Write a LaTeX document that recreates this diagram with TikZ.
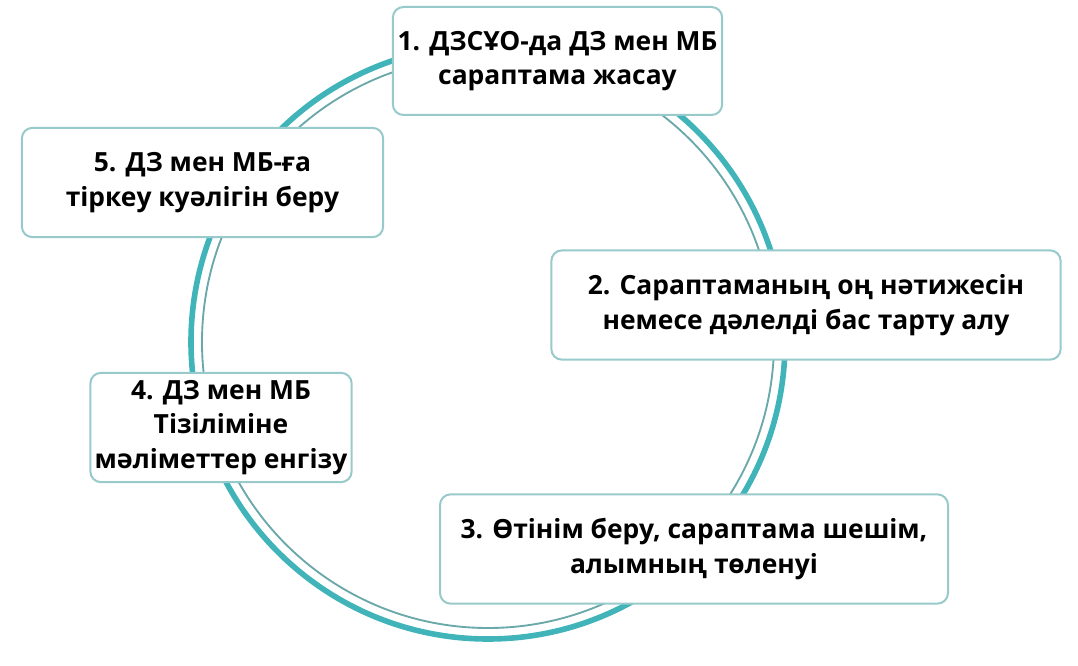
\documentclass[tikz,border=0pt]{standalone}
\usepackage{fontspec}
\setmainfont{Open Sans}
\usepackage{tikz}

\definecolor{ringteal}{HTML}{40B4B9}
\definecolor{ringgray}{HTML}{6AA8AA}
\definecolor{boxline}{HTML}{98C9CB}

\begin{document}
\begin{tikzpicture}[x=0.75pt, y=-0.75pt,
    stagebox/.style={draw=boxline, line width=1.5pt, fill=white, rounded corners=8pt,
      align=center, inner sep=0pt, font=\fontsize{19.8}{26}\selectfont\bfseries}]
    \useasboundingbox (0, 0) rectangle (1078, 666);
    % ring
    \draw [ringteal, line width=4.2pt] (488, 342) circle (297);
    \draw [ringgray, line width=1.4pt] (488, 342) circle (286);
    % stages
    \node [stagebox, minimum width=247pt, minimum height=81pt] (stage1) at (557.5, 61)
      {1. ДЗСҰО-да ДЗ мен МБ\\сараптама жасау};
    \node [stagebox, minimum width=382pt, minimum height=82pt] (stage2) at (806, 305)
      {2. Сараптаманың оң нәтижесін\\немесе дәлелді бас тарту алу};
    \node [stagebox, minimum width=381pt, minimum height=82pt] (stage3) at (694, 549)
      {3. Өтінім беру, сараптама шешім,\\алымның төленуі};
    \node [stagebox, minimum width=196pt, minimum height=82pt] (stage4) at (221, 427.5)
      {4. ДЗ мен МБ\\Тізіліміне\\мәліметтер енгізу};
    \node [stagebox, minimum width=271pt, minimum height=82pt] (stage5) at (202.5, 182.5)
      {5. ДЗ мен МБ-ға\\тіркеу куәлігін беру};
  \end{tikzpicture}
\end{document}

——————————

- **YOUR OBJECTIVE**
Copy out every line of the material above exactly, skipping the pictures.

- **TASK ANSWER**
Write a LaTeX document that recreates this diagram with TikZ.
\documentclass[tikz,border=0pt]{standalone}
\usepackage{fontspec}
\setmainfont{Open Sans}
\usepackage{tikz}

\definecolor{ringteal}{HTML}{40B4B9}
\definecolor{ringgray}{HTML}{6AA8AA}
\definecolor{boxline}{HTML}{98C9CB}

\begin{document}
\begin{tikzpicture}[x=0.75pt, y=-0.75pt,
    stagebox/.style={draw=boxline, line width=1.5pt, fill=white, rounded corners=8pt,
      align=center, inner sep=0pt, font=\fontsize{19.8}{26}\selectfont\bfseries}]
    \useasboundingbox (0, 0) rectangle (1078, 666);
    % ring
    \draw [ringteal, line width=4.2pt] (488, 342) circle (297);
    \draw [ringgray, line width=1.4pt] (488, 342) circle (286);
    % stages
    \node [stagebox, minimum width=247pt, minimum height=81pt] (stage1) at (557.5, 61)
      {1. ДЗСҰО-да ДЗ мен МБ\\сараптама жасау};
    \node [stagebox, minimum width=382pt, minimum height=82pt] (stage2) at (806, 305)
      {2. Сараптаманың оң нәтижесін\\немесе дәлелді бас тарту алу};
    \node [stagebox, minimum width=381pt, minimum height=82pt] (stage3) at (694, 549)
      {3. Өтінім беру, сараптама шешім,\\алымның төленуі};
    \node [stagebox, minimum width=196pt, minimum height=82pt] (stage4) at (221, 427.5)
      {4. ДЗ мен МБ\\Тізіліміне\\мәліметтер енгізу};
    \node [stagebox, minimum width=271pt, minimum height=82pt] (stage5) at (202.5, 182.5)
      {5. ДЗ мен МБ-ға\\тіркеу куәлігін беру};
  \end{tikzpicture}
\end{document}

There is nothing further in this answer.